The Paris-based OECD downgraded its forecasts for Britain by much more than other countries and said it was more likely than not that the economy would shrink in the third and fourth quarters of the year.

The latest assessment of the UK economy by the OECD added to the pressure on the pound, which fell below $1.80 for the first time in more than two years on Monday. The pound tumbled 1.2 per cent to $1.7785 against the dollar and dropped to a fresh record low against the euro of £0.8162.

The latest Land Registry figures show there were roughly 15,000 property transactions in May that were valued between £125,000 and £175,000 and would now be temporarily exempt from stamp duty. Today's announcement stops some way short of rival proposals, put forward by the Conservatives a year ago, to abolish the levy for all buyers up to the £250,000 limit.

Aside from the stamp duty ''holiday'', the most concrete measure is the strengthening of support for people who lose their jobs to keep paying their mortgages. The waiting period for this measure, Income Support for Mortgage Interest, will shorten from 39 weeks to 13 weeks and the capital limit for claims will be raised from £100,000 to £175,000. The cost of the change will be an estimated £100 million.

There has also been the rollout of a scheme to allow housing associations to buy homes from those facing repossession - at market rates - and rent them back. Those who do ''sale-and-rent-back'' deals with private operators, who are unregulated, are sometimes ripped off by unscrupulous companies. Housing associations could also offer shared ownership deals where they take ownership of part of the home - reducing the occupiers' mortgage repayments.
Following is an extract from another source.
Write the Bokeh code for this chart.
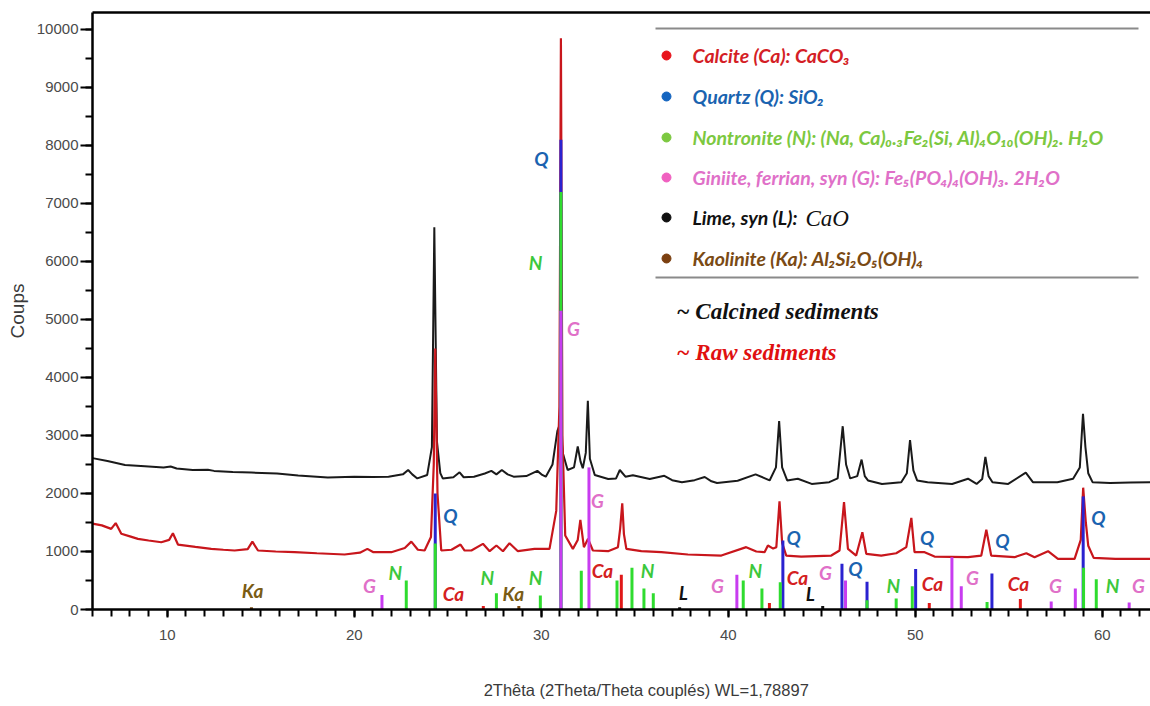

Separately, ministers also announced a new £300 million shared equity scheme called ''HomeBuy Direct'' where buyers can borrow up to 30 per cent of the value of a new-build home - co-funded jointly by the government and developer. The loan will be interest-free for five years.

The product - the latest of a handful of similar schemes - may prompt criticism from those concerned about encouraging first-time buyers into the market at a time of falling prices.

The revival plan lifted UK homebuilders in London trading. Taylor Wimpey Plc, the country's largest house builder, gained as much as 13 per cent, while Persimmon Plc advanced as much as 10 per cent and Barratt Developments Plc as much as 8.3 per cent.

Brown's Labour government has trailed the Conservative opposition in polls since October and is planning a package of measures to help consumers cope with the credit crunch. The opposition said the measures don't go far enough.